Task prompt — Carry none of the pictures over; set down the material below exactly.

┌──

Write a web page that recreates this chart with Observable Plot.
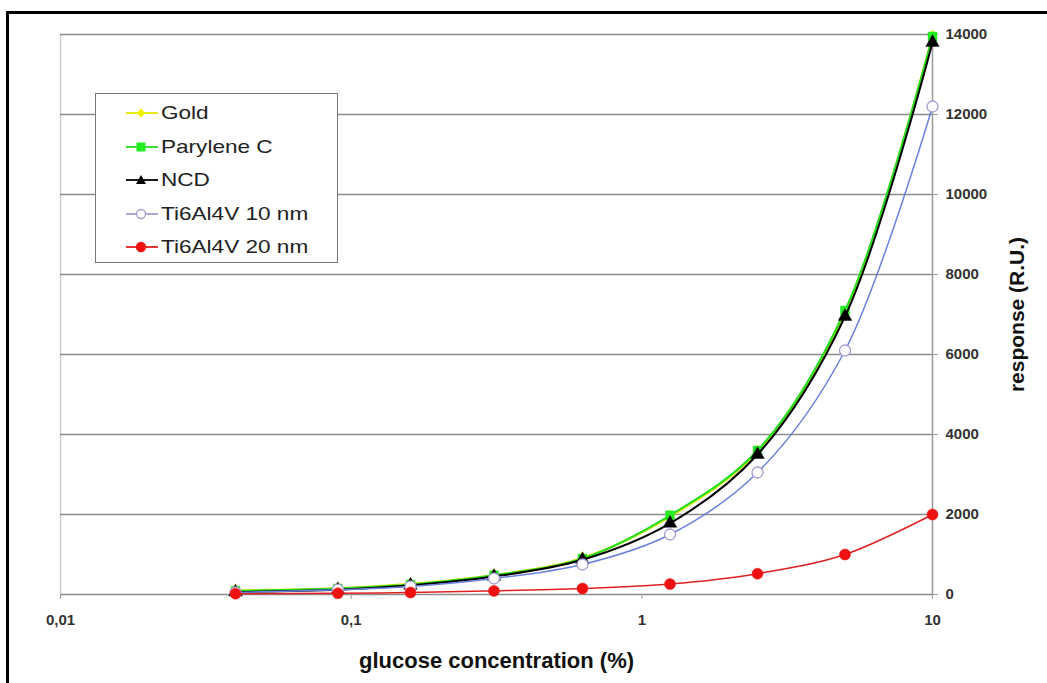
<!DOCTYPE html>
<html><head><meta charset="utf-8">
<script src="https://cdn.jsdelivr.net/npm/d3@7"></script>
<script src="https://cdn.jsdelivr.net/npm/@observablehq/plot@0.6"></script>
<style>
body{margin:0;background:#fff;font-family:"Liberation Sans",Arial,sans-serif;}
#wrap{position:relative;width:1047px;height:683px;overflow:hidden;background:#fff;}
#border{position:absolute;left:6px;top:11px;width:1200px;height:900px;border-left:3px solid #000;border-top:3px solid #000;pointer-events:none;}
#legend{position:absolute;left:95px;top:93px;width:241px;height:168px;border:1.5px solid #777;background:#fff;}
.row{position:absolute;left:28px;height:24px;display:flex;align-items:center;}
.row svg{width:36px;height:20px;flex:none;}
.row span{font-size:18.5px;color:#222;transform:scaleX(1.22);transform-origin:left center;white-space:nowrap;margin-left:1px;}
</style>
</head><body>
<div id="wrap"><div id="chart"></div><div id="legend"></div><div id="border"></div></div>
<script>
// ---- data ----
const conc = [0.04, 0.09, 0.16, 0.31, 0.625, 1.25, 2.5, 5, 10];
const gold = [100, 150, 260, 480, 910, 1950, 3580, 7050, 13950];
const paryleneC = [90, 150, 250, 480, 900, 1980, 3600, 7100, 13950];
const ncd = [60, 120, 230, 450, 870, 1780, 3500, 6950, 13800];
const ti10 = [50, 120, 200, 400, 750, 1500, 3050, 6100, 12200];
const ti20 = [20, 30, 50, 90, 150, 260, 520, 1000, 2000];
const seriesNames = ["Gold", "Parylene C", "NCD", "Ti6Al4V 10 nm", "Ti6Al4V 20 nm"];
const xTicks = [0.01, 0.1, 1, 10];
const yTicks = [0, 2000, 4000, 6000, 8000, 10000, 12000, 14000];
const xTitle = "glucose concentration (%)";
const yTitle = "response (R.U.)";

const seriesValues = [gold, paryleneC, ncd, ti10, ti20];
const styles = [
  {line:"#e6e600", lw:2.5, symbol:"diamond", r:4, fill:"#f0f000", stroke:"#e6e600"},
  {line:"#22dd22", lw:2, symbol:"square", r:5, fill:"#22ee22", stroke:"#22dd22"},
  {line:"#000000", lw:2, symbol:"triangle", r:5, fill:"#000", stroke:"#000"},
  {line:"#6a80dc", lw:1.5, symbol:"circle", r:5.5, fill:"#fff", stroke:"#a49ccf"},
  {line:"#e02020", lw:1.5, symbol:"circle", r:5.5, fill:"#ee1111", stroke:"#ee1111"}
];

const marks = [
  Plot.ruleX([0.01], {stroke:"#cfcfcf", strokeWidth:1.5}),
  Plot.ruleY(yTicks.filter(d => d > 0), {stroke:"#8c8c8c", strokeWidth:1.5}),
  Plot.ruleY([0], {stroke:"#8c8c8c", strokeWidth:1.5}),
  Plot.ruleX([10], {stroke:"#9a9a9a", strokeWidth:1.5}),
  Plot.axisY({ticks: yTicks, anchor:"right", tickSize:5, tickPadding:8, tickFormat: d => String(d), label:null, color:"#333", fontSize:15, fontWeight:"bold", stroke:"#999"}),
  Plot.axisX({ticks: xTicks, anchor:"bottom", tickSize:5, tickPadding:15, tickFormat: d => String(d).replace(".", ","), label:null, color:"#333", fontSize:15, fontWeight:"bold", stroke:"#999"})
];
seriesNames.forEach((name, i) => {
  const data = conc.map((c, j) => ({c, v: seriesValues[i][j], name}));
  const s = styles[i];
  marks.push(Plot.line(data, {x:"c", y:"v", stroke:s.line, strokeWidth:s.lw, curve:"catmull-rom"}));
  marks.push(Plot.dot(data, {x:"c", y:"v", symbol:s.symbol, r:s.r, fill:s.fill, stroke:s.stroke, strokeWidth: i === 3 ? 1.3 : 0.5}));
});
marks.push(Plot.text([xTitle], {frameAnchor:"bottom", dy:66, textAnchor:"middle", lineAnchor:"middle", fontSize:22, fontWeight:"bold", fill:"#111"}));
marks.push(Plot.text([yTitle], {frameAnchor:"right", dx:85, textAnchor:"middle", lineAnchor:"middle", rotate:-90, fontSize:21, fontWeight:"bold", fill:"#111"}));

const chart = Plot.plot({
  width:1047, height:683,
  marginLeft:60, marginRight:115, marginTop:34, marginBottom:89,
  style:{fontFamily:"Liberation Sans, Arial, sans-serif", background:"transparent"},
  x:{type:"log", domain:[0.01, 10]},
  y:{domain:[0, 14000]},
  marks
});
document.getElementById("chart").appendChild(chart);

// legend
const leg = document.getElementById("legend");
const symPath = {
  diamond: "M0,-4.5L4.5,0L0,4.5L-4.5,0Z",
  square: "M-4.5,-4.5H4.5V4.5H-4.5Z",
  triangle: "M0,-5L5,4L-5,4Z"
};
seriesNames.forEach((name, i) => {
  const s = styles[i];
  const row = document.createElement("div");
  row.className = "row";
  row.style.top = (7 + i * 33.5) + "px";
  const lineCol = i === 3 ? "#a49ccf" : s.line;
  let marker = s.symbol === "circle"
    ? `<circle cx="17" cy="10" r="4.5" fill="${s.fill}" stroke="${s.stroke}" stroke-width="1.3"/>`
    : `<path transform="translate(17,10)" d="${symPath[s.symbol]}" fill="${s.fill}"/>`;
  row.innerHTML = `<svg viewBox="0 0 36 20"><line x1="2" x2="34" y1="10" y2="10" stroke="${lineCol}" stroke-width="1.8"/>${marker}</svg><span>${name}</span>`;
  leg.appendChild(row);
});
</script>
</body></html>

└──

Task response —
Write a web page that recreates this chart with Observable Plot.
<!DOCTYPE html>
<html><head><meta charset="utf-8">
<script src="https://cdn.jsdelivr.net/npm/d3@7"></script>
<script src="https://cdn.jsdelivr.net/npm/@observablehq/plot@0.6"></script>
<style>
body{margin:0;background:#fff;font-family:"Liberation Sans",Arial,sans-serif;}
#wrap{position:relative;width:1047px;height:683px;overflow:hidden;background:#fff;}
#border{position:absolute;left:6px;top:11px;width:1200px;height:900px;border-left:3px solid #000;border-top:3px solid #000;pointer-events:none;}
#legend{position:absolute;left:95px;top:93px;width:241px;height:168px;border:1.5px solid #777;background:#fff;}
.row{position:absolute;left:28px;height:24px;display:flex;align-items:center;}
.row svg{width:36px;height:20px;flex:none;}
.row span{font-size:18.5px;color:#222;transform:scaleX(1.22);transform-origin:left center;white-space:nowrap;margin-left:1px;}
</style>
</head><body>
<div id="wrap"><div id="chart"></div><div id="legend"></div><div id="border"></div></div>
<script>
// ---- data ----
const conc = [0.04, 0.09, 0.16, 0.31, 0.625, 1.25, 2.5, 5, 10];
const gold = [100, 150, 260, 480, 910, 1950, 3580, 7050, 13950];
const paryleneC = [90, 150, 250, 480, 900, 1980, 3600, 7100, 13950];
const ncd = [60, 120, 230, 450, 870, 1780, 3500, 6950, 13800];
const ti10 = [50, 120, 200, 400, 750, 1500, 3050, 6100, 12200];
const ti20 = [20, 30, 50, 90, 150, 260, 520, 1000, 2000];
const seriesNames = ["Gold", "Parylene C", "NCD", "Ti6Al4V 10 nm", "Ti6Al4V 20 nm"];
const xTicks = [0.01, 0.1, 1, 10];
const yTicks = [0, 2000, 4000, 6000, 8000, 10000, 12000, 14000];
const xTitle = "glucose concentration (%)";
const yTitle = "response (R.U.)";

const seriesValues = [gold, paryleneC, ncd, ti10, ti20];
const styles = [
  {line:"#e6e600", lw:2.5, symbol:"diamond", r:4, fill:"#f0f000", stroke:"#e6e600"},
  {line:"#22dd22", lw:2, symbol:"square", r:5, fill:"#22ee22", stroke:"#22dd22"},
  {line:"#000000", lw:2, symbol:"triangle", r:5, fill:"#000", stroke:"#000"},
  {line:"#6a80dc", lw:1.5, symbol:"circle", r:5.5, fill:"#fff", stroke:"#a49ccf"},
  {line:"#e02020", lw:1.5, symbol:"circle", r:5.5, fill:"#ee1111", stroke:"#ee1111"}
];

const marks = [
  Plot.ruleX([0.01], {stroke:"#cfcfcf", strokeWidth:1.5}),
  Plot.ruleY(yTicks.filter(d => d > 0), {stroke:"#8c8c8c", strokeWidth:1.5}),
  Plot.ruleY([0], {stroke:"#8c8c8c", strokeWidth:1.5}),
  Plot.ruleX([10], {stroke:"#9a9a9a", strokeWidth:1.5}),
  Plot.axisY({ticks: yTicks, anchor:"right", tickSize:5, tickPadding:8, tickFormat: d => String(d), label:null, color:"#333", fontSize:15, fontWeight:"bold", stroke:"#999"}),
  Plot.axisX({ticks: xTicks, anchor:"bottom", tickSize:5, tickPadding:15, tickFormat: d => String(d).replace(".", ","), label:null, color:"#333", fontSize:15, fontWeight:"bold", stroke:"#999"})
];
seriesNames.forEach((name, i) => {
  const data = conc.map((c, j) => ({c, v: seriesValues[i][j], name}));
  const s = styles[i];
  marks.push(Plot.line(data, {x:"c", y:"v", stroke:s.line, strokeWidth:s.lw, curve:"catmull-rom"}));
  marks.push(Plot.dot(data, {x:"c", y:"v", symbol:s.symbol, r:s.r, fill:s.fill, stroke:s.stroke, strokeWidth: i === 3 ? 1.3 : 0.5}));
});
marks.push(Plot.text([xTitle], {frameAnchor:"bottom", dy:66, textAnchor:"middle", lineAnchor:"middle", fontSize:22, fontWeight:"bold", fill:"#111"}));
marks.push(Plot.text([yTitle], {frameAnchor:"right", dx:85, textAnchor:"middle", lineAnchor:"middle", rotate:-90, fontSize:21, fontWeight:"bold", fill:"#111"}));

const chart = Plot.plot({
  width:1047, height:683,
  marginLeft:60, marginRight:115, marginTop:34, marginBottom:89,
  style:{fontFamily:"Liberation Sans, Arial, sans-serif", background:"transparent"},
  x:{type:"log", domain:[0.01, 10]},
  y:{domain:[0, 14000]},
  marks
});
document.getElementById("chart").appendChild(chart);

// legend
const leg = document.getElementById("legend");
const symPath = {
  diamond: "M0,-4.5L4.5,0L0,4.5L-4.5,0Z",
  square: "M-4.5,-4.5H4.5V4.5H-4.5Z",
  triangle: "M0,-5L5,4L-5,4Z"
};
seriesNames.forEach((name, i) => {
  const s = styles[i];
  const row = document.createElement("div");
  row.className = "row";
  row.style.top = (7 + i * 33.5) + "px";
  const lineCol = i === 3 ? "#a49ccf" : s.line;
  let marker = s.symbol === "circle"
    ? `<circle cx="17" cy="10" r="4.5" fill="${s.fill}" stroke="${s.stroke}" stroke-width="1.3"/>`
    : `<path transform="translate(17,10)" d="${symPath[s.symbol]}" fill="${s.fill}"/>`;
  row.innerHTML = `<svg viewBox="0 0 36 20"><line x1="2" x2="34" y1="10" y2="10" stroke="${lineCol}" stroke-width="1.8"/>${marker}</svg><span>${name}</span>`;
  leg.appendChild(row);
});
</script>
</body></html>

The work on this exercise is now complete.